What the task asks » Write the data out again, character for character, with no images.
## begin Information provided
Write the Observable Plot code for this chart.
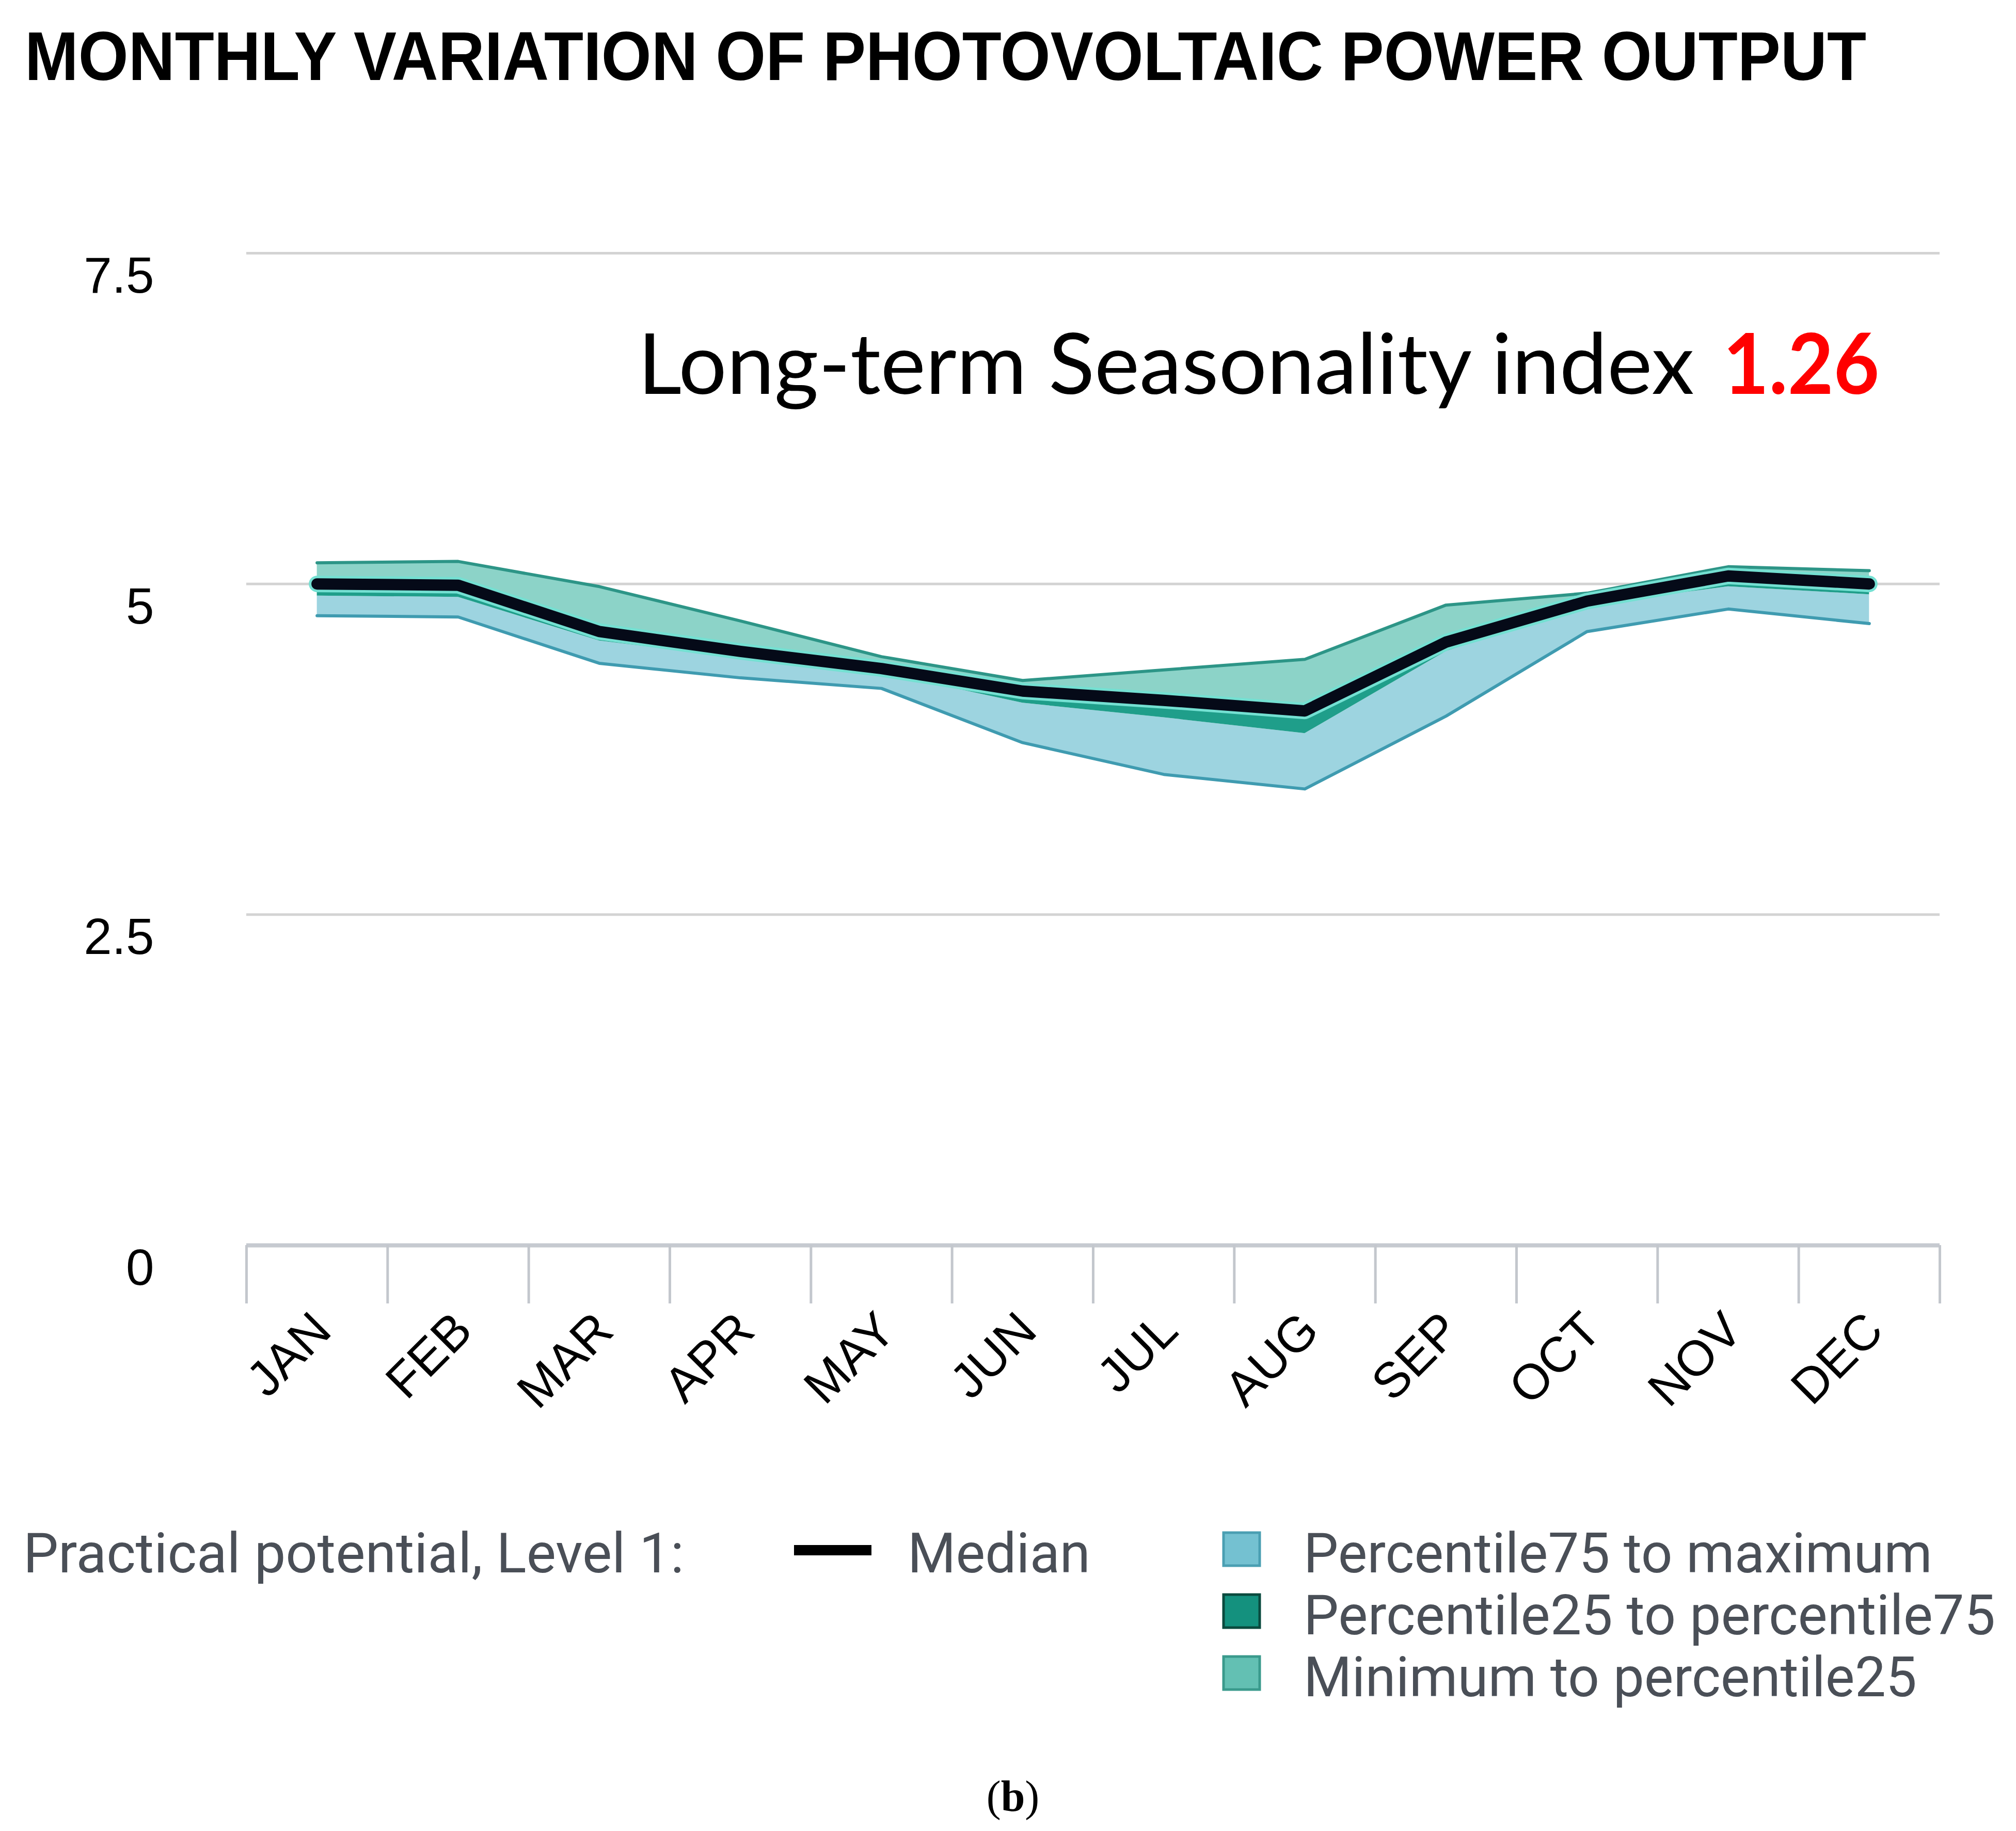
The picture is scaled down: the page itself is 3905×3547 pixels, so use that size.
<!DOCTYPE html>
<html>
<head>
<meta charset="utf-8">
<script src="https://cdn.jsdelivr.net/npm/d3@7"></script>
<script src="https://cdn.jsdelivr.net/npm/@observablehq/plot@0.6"></script>
<style>
html, body { margin: 0; padding: 0; background: #fff; }
#wrap { position: relative; width: 3905px; height: 3547px; overflow: hidden; background: #fff; }
#chart { position: absolute; left: 0; top: 0; }
#overlay { position: absolute; left: 0; top: 0; }
</style>
</head>
<body>
<div id="wrap"><div id="chart"></div><svg id="overlay" width="3905" height="3547"></svg></div>
<script>
// ---- data ----
const months = ["JAN","FEB","MAR","APR","MAY","JUN","JUL","AUG","SEP","OCT","NOV","DEC"];
const upperEdge = [5.16, 5.17, 4.98, 4.72, 4.45, 4.27, 4.35, 4.43, 4.84, 4.93, 5.13, 5.10];
const median    = [5.00, 4.99, 4.64, 4.49, 4.36, 4.19, 4.12, 4.04, 4.56, 4.87, 5.06, 5.00];
const innerLow  = [4.91, 4.90, 4.57, 4.44, 4.33, 4.10, 3.99, 3.87, 4.49, 4.84, 4.98, 4.92];
const lowerEdge = [4.76, 4.75, 4.40, 4.29, 4.21, 3.80, 3.56, 3.45, 4.00, 4.64, 4.81, 4.70];
const yTicks = [0, 2.5, 5, 7.5];
const yTickLabels = ["0", "2.5", "5", "7.5"];
const titleText = "MONTHLY VARIATION OF PHOTOVOLTAIC POWER OUTPUT";
const annotationText = "Long-term Seasonality index";
const indexValue = "1.26";
const legendHeading = "Practical potential, Level 1:";
const medianLabel = "Median";
const legendLabels = ["Percentile75 to maximum", "Percentile25 to percentile75", "Minimum to percentile25"];
const legendFills = ["#74c1d1", "#14917e", "#63c0b3"];
const legendStrokes = ["#4a9fb2", "#0a4a3e", "#3a9a8c"];
const captionLetter = "b";

const rows = months.map((m, i) => ({i, m, top: upperEdge[i], median: median[i], low: innerLow[i], bottom: lowerEdge[i]}));
const boundaries = d3.range(months.length + 1).map(k => k - 0.5);

const plot = Plot.plot({
  width: 3905,
  height: 2800,
  marginTop: 490,
  marginBottom: 388,
  marginLeft: 477,
  marginRight: 148,
  style: {background: "transparent", overflow: "visible", fontFamily: "Liberation Sans"},
  x: {type: "linear", domain: [-0.5, 11.5]},
  y: {domain: [0, 7.5]},
  marks: [
    Plot.ruleY(yTicks.filter(d => d > 0), {stroke: "#d3d3d3", strokeWidth: 5}),
    Plot.areaY(rows, {x: "i", y1: "low", y2: "bottom", fill: "#9dd4e0"}),
    Plot.lineY(rows, {x: "i", y: "bottom", stroke: "#3f9bb0", strokeWidth: 6}),
    Plot.areaY(rows, {x: "i", y1: "median", y2: "low", fill: "#1f9e8a"}),
    Plot.areaY(rows, {x: "i", y1: "top", y2: "median", fill: "#8cd3c8"}),
    Plot.lineY(rows, {x: "i", y: "top", stroke: "#2d9587", strokeWidth: 6}),
    Plot.lineY(rows, {x: "i", y: "median", stroke: "#74e0d2", strokeWidth: 32}),
    Plot.lineY(rows, {x: "i", y: "median", stroke: "#050a18", strokeWidth: 22, strokeLinecap: "round", strokeLinejoin: "round"}),
    Plot.ruleY([0], {stroke: "#c6cad0", strokeWidth: 8}),
    Plot.axisX(boundaries, {tickSize: 113, stroke: "#c3c7cd", strokeWidth: 5, tickFormat: () => "", label: null}),
    Plot.text(months, {x: (d, i) => i, text: d => d, frameAnchor: "bottom", rotate: -45, textAnchor: "end", dx: 32, dy: 170, fontSize: 96, fill: "#000", fontFamily: "Liberation Sans"}),
    Plot.axisY(yTicks, {tickSize: 0, tickPadding: 179, dy: 45, fontSize: 98, fill: "#000", label: null, fontFamily: "Liberation Sans",
      tickFormat: d => yTickLabels[yTicks.indexOf(d)]}),
    Plot.text([annotationText], {text: d => d, frameAnchor: "top-left", dx: 758, dy: 272, lineAnchor: "bottom", textAnchor: "start", fontSize: 163, fontFamily: "Lato", fill: "#000"}),
    Plot.text([indexValue], {text: d => d, frameAnchor: "top-left", dx: 2860, dy: 272, lineAnchor: "bottom", textAnchor: "start", fontSize: 163, fontFamily: "Lato", fontWeight: "bold", fill: "#ff0000"})
  ]
});
document.getElementById("chart").appendChild(plot);

// fit annotation widths
plot.querySelectorAll("text").forEach(t => {
  if (t.textContent === annotationText) { t.setAttribute("textLength", 2046); t.setAttribute("lengthAdjust", "spacingAndGlyphs"); }
  if (t.textContent === indexValue) { t.setAttribute("textLength", 303); t.setAttribute("lengthAdjust", "spacingAndGlyphs"); }
});

// ---- title, legend, caption ----
const ov = d3.select("#overlay");
ov.append("text").attr("x", 48).attr("y", 155)
  .attr("font-family", "Liberation Sans").attr("font-weight", "bold").attr("font-size", 134)
  .attr("fill", "#000").attr("textLength", 3567).attr("lengthAdjust", "spacingAndGlyphs")
  .text(titleText);

const legendColor = "#4a4f57";
const lg = ov.append("g").attr("font-family", "Roboto").attr("font-size", 108).attr("fill", legendColor);
lg.append("text").attr("x", 45).attr("y", 3046).attr("textLength", 1280).attr("lengthAdjust", "spacingAndGlyphs").text(legendHeading);
lg.append("line").attr("x1", 1538).attr("x2", 1688).attr("y1", 3003).attr("y2", 3003).attr("stroke", "#000").attr("stroke-width", 20);
lg.append("text").attr("x", 1758).attr("y", 3046).attr("textLength", 354).attr("lengthAdjust", "spacingAndGlyphs").text(medianLabel);
const legendWidths = [1218, 1340, 1188];
legendLabels.forEach((lab, k) => {
  lg.append("rect").attr("x", 2370).attr("y", 2969 + k * 120).attr("width", 70).attr("height", 64)
    .attr("fill", legendFills[k]).attr("stroke", legendStrokes[k]).attr("stroke-width", 5);
  lg.append("text").attr("x", 2525).attr("y", 3046 + k * 120)
    .attr("textLength", legendWidths[k]).attr("lengthAdjust", "spacingAndGlyphs").text(lab);
});

const cap = ov.append("text").attr("x", 1962).attr("y", 3508).attr("text-anchor", "middle")
  .attr("font-family", "Liberation Serif").attr("font-size", 84).attr("fill", "#000");
cap.append("tspan").text("(");
cap.append("tspan").attr("font-weight", "bold").text(captionLetter);
cap.append("tspan").text(")");
</script>
</body>
</html>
## end Information provided
Written reply »
Write the Observable Plot code for this chart.
The picture is scaled down: the page itself is 3905×3547 pixels, so use that size.
<!DOCTYPE html>
<html>
<head>
<meta charset="utf-8">
<script src="https://cdn.jsdelivr.net/npm/d3@7"></script>
<script src="https://cdn.jsdelivr.net/npm/@observablehq/plot@0.6"></script>
<style>
html, body { margin: 0; padding: 0; background: #fff; }
#wrap { position: relative; width: 3905px; height: 3547px; overflow: hidden; background: #fff; }
#chart { position: absolute; left: 0; top: 0; }
#overlay { position: absolute; left: 0; top: 0; }
</style>
</head>
<body>
<div id="wrap"><div id="chart"></div><svg id="overlay" width="3905" height="3547"></svg></div>
<script>
// ---- data ----
const months = ["JAN","FEB","MAR","APR","MAY","JUN","JUL","AUG","SEP","OCT","NOV","DEC"];
const upperEdge = [5.16, 5.17, 4.98, 4.72, 4.45, 4.27, 4.35, 4.43, 4.84, 4.93, 5.13, 5.10];
const median    = [5.00, 4.99, 4.64, 4.49, 4.36, 4.19, 4.12, 4.04, 4.56, 4.87, 5.06, 5.00];
const innerLow  = [4.91, 4.90, 4.57, 4.44, 4.33, 4.10, 3.99, 3.87, 4.49, 4.84, 4.98, 4.92];
const lowerEdge = [4.76, 4.75, 4.40, 4.29, 4.21, 3.80, 3.56, 3.45, 4.00, 4.64, 4.81, 4.70];
const yTicks = [0, 2.5, 5, 7.5];
const yTickLabels = ["0", "2.5", "5", "7.5"];
const titleText = "MONTHLY VARIATION OF PHOTOVOLTAIC POWER OUTPUT";
const annotationText = "Long-term Seasonality index";
const indexValue = "1.26";
const legendHeading = "Practical potential, Level 1:";
const medianLabel = "Median";
const legendLabels = ["Percentile75 to maximum", "Percentile25 to percentile75", "Minimum to percentile25"];
const legendFills = ["#74c1d1", "#14917e", "#63c0b3"];
const legendStrokes = ["#4a9fb2", "#0a4a3e", "#3a9a8c"];
const captionLetter = "b";

const rows = months.map((m, i) => ({i, m, top: upperEdge[i], median: median[i], low: innerLow[i], bottom: lowerEdge[i]}));
const boundaries = d3.range(months.length + 1).map(k => k - 0.5);

const plot = Plot.plot({
  width: 3905,
  height: 2800,
  marginTop: 490,
  marginBottom: 388,
  marginLeft: 477,
  marginRight: 148,
  style: {background: "transparent", overflow: "visible", fontFamily: "Liberation Sans"},
  x: {type: "linear", domain: [-0.5, 11.5]},
  y: {domain: [0, 7.5]},
  marks: [
    Plot.ruleY(yTicks.filter(d => d > 0), {stroke: "#d3d3d3", strokeWidth: 5}),
    Plot.areaY(rows, {x: "i", y1: "low", y2: "bottom", fill: "#9dd4e0"}),
    Plot.lineY(rows, {x: "i", y: "bottom", stroke: "#3f9bb0", strokeWidth: 6}),
    Plot.areaY(rows, {x: "i", y1: "median", y2: "low", fill: "#1f9e8a"}),
    Plot.areaY(rows, {x: "i", y1: "top", y2: "median", fill: "#8cd3c8"}),
    Plot.lineY(rows, {x: "i", y: "top", stroke: "#2d9587", strokeWidth: 6}),
    Plot.lineY(rows, {x: "i", y: "median", stroke: "#74e0d2", strokeWidth: 32}),
    Plot.lineY(rows, {x: "i", y: "median", stroke: "#050a18", strokeWidth: 22, strokeLinecap: "round", strokeLinejoin: "round"}),
    Plot.ruleY([0], {stroke: "#c6cad0", strokeWidth: 8}),
    Plot.axisX(boundaries, {tickSize: 113, stroke: "#c3c7cd", strokeWidth: 5, tickFormat: () => "", label: null}),
    Plot.text(months, {x: (d, i) => i, text: d => d, frameAnchor: "bottom", rotate: -45, textAnchor: "end", dx: 32, dy: 170, fontSize: 96, fill: "#000", fontFamily: "Liberation Sans"}),
    Plot.axisY(yTicks, {tickSize: 0, tickPadding: 179, dy: 45, fontSize: 98, fill: "#000", label: null, fontFamily: "Liberation Sans",
      tickFormat: d => yTickLabels[yTicks.indexOf(d)]}),
    Plot.text([annotationText], {text: d => d, frameAnchor: "top-left", dx: 758, dy: 272, lineAnchor: "bottom", textAnchor: "start", fontSize: 163, fontFamily: "Lato", fill: "#000"}),
    Plot.text([indexValue], {text: d => d, frameAnchor: "top-left", dx: 2860, dy: 272, lineAnchor: "bottom", textAnchor: "start", fontSize: 163, fontFamily: "Lato", fontWeight: "bold", fill: "#ff0000"})
  ]
});
document.getElementById("chart").appendChild(plot);

// fit annotation widths
plot.querySelectorAll("text").forEach(t => {
  if (t.textContent === annotationText) { t.setAttribute("textLength", 2046); t.setAttribute("lengthAdjust", "spacingAndGlyphs"); }
  if (t.textContent === indexValue) { t.setAttribute("textLength", 303); t.setAttribute("lengthAdjust", "spacingAndGlyphs"); }
});

// ---- title, legend, caption ----
const ov = d3.select("#overlay");
ov.append("text").attr("x", 48).attr("y", 155)
  .attr("font-family", "Liberation Sans").attr("font-weight", "bold").attr("font-size", 134)
  .attr("fill", "#000").attr("textLength", 3567).attr("lengthAdjust", "spacingAndGlyphs")
  .text(titleText);

const legendColor = "#4a4f57";
const lg = ov.append("g").attr("font-family", "Roboto").attr("font-size", 108).attr("fill", legendColor);
lg.append("text").attr("x", 45).attr("y", 3046).attr("textLength", 1280).attr("lengthAdjust", "spacingAndGlyphs").text(legendHeading);
lg.append("line").attr("x1", 1538).attr("x2", 1688).attr("y1", 3003).attr("y2", 3003).attr("stroke", "#000").attr("stroke-width", 20);
lg.append("text").attr("x", 1758).attr("y", 3046).attr("textLength", 354).attr("lengthAdjust", "spacingAndGlyphs").text(medianLabel);
const legendWidths = [1218, 1340, 1188];
legendLabels.forEach((lab, k) => {
  lg.append("rect").attr("x", 2370).attr("y", 2969 + k * 120).attr("width", 70).attr("height", 64)
    .attr("fill", legendFills[k]).attr("stroke", legendStrokes[k]).attr("stroke-width", 5);
  lg.append("text").attr("x", 2525).attr("y", 3046 + k * 120)
    .attr("textLength", legendWidths[k]).attr("lengthAdjust", "spacingAndGlyphs").text(lab);
});

const cap = ov.append("text").attr("x", 1962).attr("y", 3508).attr("text-anchor", "middle")
  .attr("font-family", "Liberation Serif").attr("font-size", 84).attr("fill", "#000");
cap.append("tspan").text("(");
cap.append("tspan").attr("font-weight", "bold").text(captionLetter);
cap.append("tspan").text(")");
</script>
</body>
</html>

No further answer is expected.